# Underworld 4 - New Dawn (2012) !!!



## Mandalorianer (10 Mai 2011)

*Underworld 4 - New Dawn (2012)​*

*Nachdem wir uns schon einmal über Selenes (Kate Beckinsale)
Wiederkehr in "Underworld 4" freuen können und ein paar Infos zum Cast durchgesickert sind, hier ein paar weitere Details zur Story und ein erstes Bild von Kate Beckinsale.​*
Gedreht wird längst für Underworld 4 - New Dawn, der von Fans heiß ersehnten Fortsetzung von Underworld Evolution - nach dem eingeschobenen Prequel Underworld - Aufstand der Lykaner aus 2009. Kürzlich wurde auch ein Neuzugang verkündet, denn Michael Ealy (Takers) wird Jagd auf Selene machen, die wieder von Kate Beckinsale verkörpert wird. Das dürfte alle freuen, die sie in Underworld - Aufstand der Lykaner vermisst haben, beziehungsweise sich mit der Hauptprotagonistin Sonja (Rhona Mitra) nicht so recht anfreunden konnten.

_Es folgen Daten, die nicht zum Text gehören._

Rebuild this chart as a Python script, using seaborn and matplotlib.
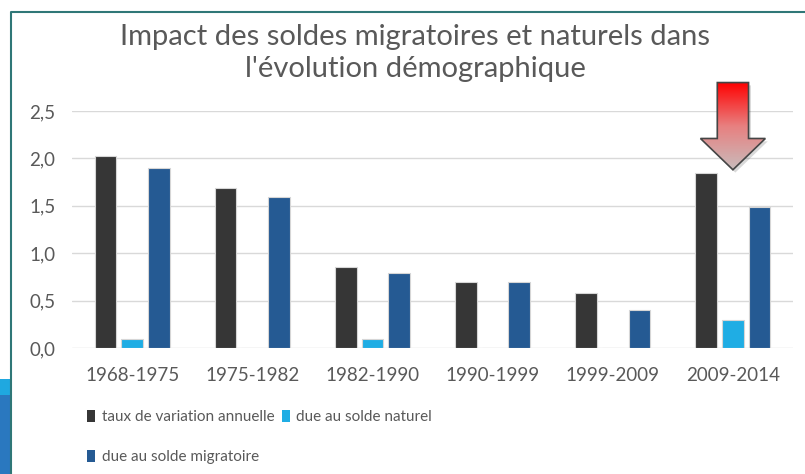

Nachdem es also ein paar Infos zum Cast gab, folgen schon einige Storydetails. Wer den zweiten Teil gesehen hat, konnte es sich vielleicht schon denken - Selene ist, beziehungsweise war schwanger. Naheliegend also, dass es wohl mit eine Art Hybrid aus Vampir und Michaels gepimpten Lykaner-Genen weitergehen könnte. Allerdings ist Selenes Tochter Nissa im Sequel bereits 14 Jahre alt, wie Selene nach 15 Jahren in einer Art Koma bei Erwachen erfahren wird. Noch ist unklar, ob Nissas (sehr wahrscheinlicher) Daddy Michael (Scott Speedman) auch wieder auftauchen wird - denkbar wäre es neben der neuen Figur des Detectives (Ealy), der sich vom Jäger zum Mitstreiter mausern soll. Und natürlich gibt es auch wieder genetische Experimente, denn Nissa wird Selene beim Konzern BioCom ausfindig machen, der vorhat, eine Armee von Super-Lykanern zu erzeugen, um mit ihrer Hilfe die Vampire auszurotten. Selene und Nissa versuchen, das BioCom-Vorhaben zu stoppen...

Underworld 4 - New Dawn der zwei schwedischen Regisseure Måns Mårlind und Björn Stein startet bei uns am 16. Februar 2012 in den Kinos. Ein erstes Bild von Selene gibt es auch schon.



​


----------



## Punisher (10 Mai 2011)

ich freu mich


----------



## axel84 (10 Mai 2011)

nice...danke für die info


----------